DATA SECTION:
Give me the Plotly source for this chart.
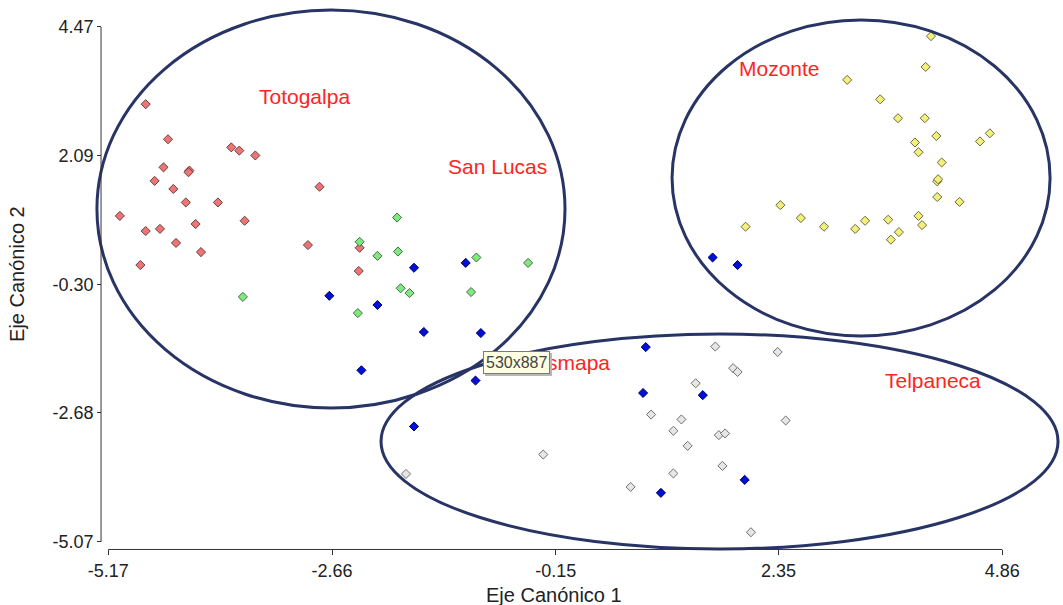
import plotly.graph_objects as go

# ---- data (canonical scores) ----
red_x = [-4.75, -4.50, -3.79, -3.70, -3.52, -4.55, -4.26, -4.27, -4.65, -4.44, -2.80, -4.30, -3.94,
         -5.04, -3.64, -4.75, -4.59, -4.19, -4.41, -4.13, -2.93, -4.81, -2.35, -2.36]
red_y = [3.04, 2.39, 2.24, 2.18, 2.09, 1.87, 1.81, 1.78, 1.62, 1.47, 1.51, 1.22, 1.22,
         0.97, 0.88, 0.69, 0.73, 0.82, 0.47, 0.30, 0.43, 0.06, 0.38, -0.05]

green_x = [-1.93, -2.35, -2.15, -1.92, -1.04, -0.46, -1.89, -1.79, -1.10, -2.37, -3.66]
green_y = [0.94, 0.49, 0.23, 0.31, 0.20, 0.10, -0.37, -0.46, -0.44, -0.83, -0.53]

blue_x = [-1.74, -1.16, -2.69, -2.15, -1.63, -0.99, -2.33, -1.05, -1.74, 0.86, 0.83, 1.50, 1.97, 1.03, 1.61, 1.89]
blue_y = [0.01, 0.10, -0.51, -0.68, -1.18, -1.20, -1.89, -2.08, -2.93, -1.46, -2.31, -2.35, -3.92, -4.16, 0.20, 0.06]

gray_x = [-0.29, -1.83, 1.64, 2.34, 1.84, 1.89, 1.42, 0.92, 1.26, 2.43, 1.17, 1.68, 1.75, 1.33, 1.72, 1.17, 0.69, 2.04]
gray_y = [-3.45, -3.81, -1.45, -1.55, -1.85, -1.92, -2.13, -2.71, -2.80, -2.82, -3.01, -3.09, -3.06, -3.29, -3.66, -3.80, -4.05, -4.89]

yellow_x = [4.06, 4.00, 3.12, 3.49, 3.69, 3.99, 4.12, 4.72, 4.61, 3.88, 3.92, 4.18, 4.13, 4.14, 4.13, 4.38,
            2.37, 2.60, 1.98, 2.86, 3.21, 3.32, 3.58, 3.92, 3.96, 3.70, 3.61]
yellow_y = [4.30, 3.73, 3.49, 3.13, 2.78, 2.78, 2.45, 2.50, 2.35, 2.33, 2.15, 1.96, 1.61, 1.65, 1.32, 1.23,
            1.17, 0.93, 0.77, 0.77, 0.73, 0.88, 0.90, 0.97, 0.80, 0.67, 0.53]

x_ticks = [-5.17, -2.66, -0.15, 2.35, 4.86]
y_ticks = [-5.07, -2.68, -0.30, 2.09, 4.47]

# group labels (the "Cu" of the last one is hidden by a tooltip in the reference)
group_names = ["Totogalpa", "San Lucas", "Mozonte", "Telpaneca", "smapa"]
group_label_x = [-3.50, -1.38, 1.88, 3.52, 0.48]
group_label_y = [3.19, 1.88, 3.71, -2.07, -1.74]
group_label_anchor = ["left", "left", "left", "left", "right"]

# ellipse extents (x0, x1, y0, y1)
ellipses = [
    (-5.297, -0.046, -2.588, 4.785),
    (1.155, 5.396, -1.254, 4.60),
    (-2.110, 5.485, -5.20, -1.217),
]

series = [
    (red_x, red_y, "#EE7575", "#6a4040"),
    (green_x, green_y, "#7EEA7E", "#4a6a4a"),
    (gray_x, gray_y, "#E6E6E6", "#707070"),
    (yellow_x, yellow_y, "#F2F07A", "#6a6a40"),
    (blue_x, blue_y, "#0010D8", "#000060"),
]

fig = go.Figure()
for xs, ys, fill, edge in series:
    fig.add_trace(go.Scatter(
        x=xs, y=ys, mode="markers",
        marker=dict(symbol="diamond", size=7, color=fill, line=dict(color=edge, width=1)),
        showlegend=False, hoverinfo="skip"))

ell_color = "#283465"
for (x0, x1, y0, y1) in ellipses:
    fig.add_shape(type="circle", xref="x", yref="y", x0=x0, x1=x1, y0=y0, y1=y1,
                  line=dict(color=ell_color, width=3), layer="above")

axis_col = "#333333"
YPOS = 0.0164
XPOS = 0.0188
fig.add_shape(type="line", xref="paper", yref="y", x0=YPOS, x1=YPOS, y0=y_ticks[0], y1=y_ticks[-1],
              line=dict(color=axis_col, width=1))
fig.add_shape(type="line", xref="x", yref="paper", x0=x_ticks[0], x1=x_ticks[-1], y0=XPOS, y1=XPOS,
              line=dict(color=axis_col, width=1))

for name, lx, ly, anc in zip(group_names, group_label_x, group_label_y, group_label_anchor):
    fig.add_annotation(x=lx, y=ly, xref="x", yref="y", text=name, showarrow=False,
                       xanchor=anc, yanchor="middle",
                       font=dict(family="Liberation Sans, Arial", size=21, color="#FF2424"))

# screenshot tooltip overlay present in the reference (with a soft shadow)
tip_font = dict(family="Liberation Sans, Arial", size=16, color="#444444")
fig.add_annotation(x=-0.59, y=-1.745, xref="x", yref="y", text="530x887", showarrow=False,
                   xanchor="center", yanchor="middle", bgcolor="#B8B8B8", bordercolor="#B8B8B8",
                   borderwidth=1, borderpad=2, xshift=2, yshift=-2,
                   font=dict(family="Liberation Sans, Arial", size=16, color="rgba(0,0,0,0)"))
fig.add_annotation(x=-0.59, y=-1.745, xref="x", yref="y", text="530x887", showarrow=False,
                   xanchor="center", yanchor="middle", bgcolor="#FFFFE1", bordercolor="#7a7a7a",
                   borderwidth=1, borderpad=2, font=tip_font)

fig.add_annotation(x=0.48, y=-0.062, xref="paper", yref="paper", text="Eje Canónico 1",
                   showarrow=False, xanchor="center", yanchor="middle",
                   font=dict(family="Liberation Sans, Arial", size=20, color="#222222"))
fig.add_annotation(x=-0.069, y=0.51, xref="paper", yref="paper", text="Eje Canónico 2",
                   showarrow=False, textangle=-90, xanchor="center", yanchor="middle",
                   font=dict(family="Liberation Sans, Arial", size=20, color="#222222"))

tick_font = dict(family="Liberation Sans, Arial", size=18, color="#222222")
fig.update_layout(
    width=1063, height=605,
    margin=dict(l=85, r=0, t=0, b=45),
    paper_bgcolor="white", plot_bgcolor="white",
    xaxis=dict(range=[-5.431, 5.541], tickvals=x_ticks, ticktext=[f"{v:.2f}" for v in x_ticks],
               showgrid=False, zeroline=False, showline=False, ticks="outside", ticklen=5,
               tickcolor=axis_col, tickfont=tick_font, anchor="free", position=XPOS),
    yaxis=dict(range=[-5.404, 4.970], tickvals=y_ticks, ticktext=[f"{v:.2f}" for v in y_ticks],
               showgrid=False, zeroline=False, showline=False, ticks="outside", ticklen=4,
               tickcolor=axis_col, tickfont=tick_font, anchor="free", position=YPOS),
)

fig.write_html("out.html", config={"displayModeBar": False},
               post_script="document.body.style.margin='0';document.body.style.padding='0';")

DO THIS: Give again, word for word, every line from the top of the data through the line with "0.06, 0.38, -0.05]", both ends included, and exclude the pictures.

TASK RESPONSE:
Give me the Plotly source for this chart.
import plotly.graph_objects as go

# ---- data (canonical scores) ----
red_x = [-4.75, -4.50, -3.79, -3.70, -3.52, -4.55, -4.26, -4.27, -4.65, -4.44, -2.80, -4.30, -3.94,
         -5.04, -3.64, -4.75, -4.59, -4.19, -4.41, -4.13, -2.93, -4.81, -2.35, -2.36]
red_y = [3.04, 2.39, 2.24, 2.18, 2.09, 1.87, 1.81, 1.78, 1.62, 1.47, 1.51, 1.22, 1.22,
         0.97, 0.88, 0.69, 0.73, 0.82, 0.47, 0.30, 0.43, 0.06, 0.38, -0.05]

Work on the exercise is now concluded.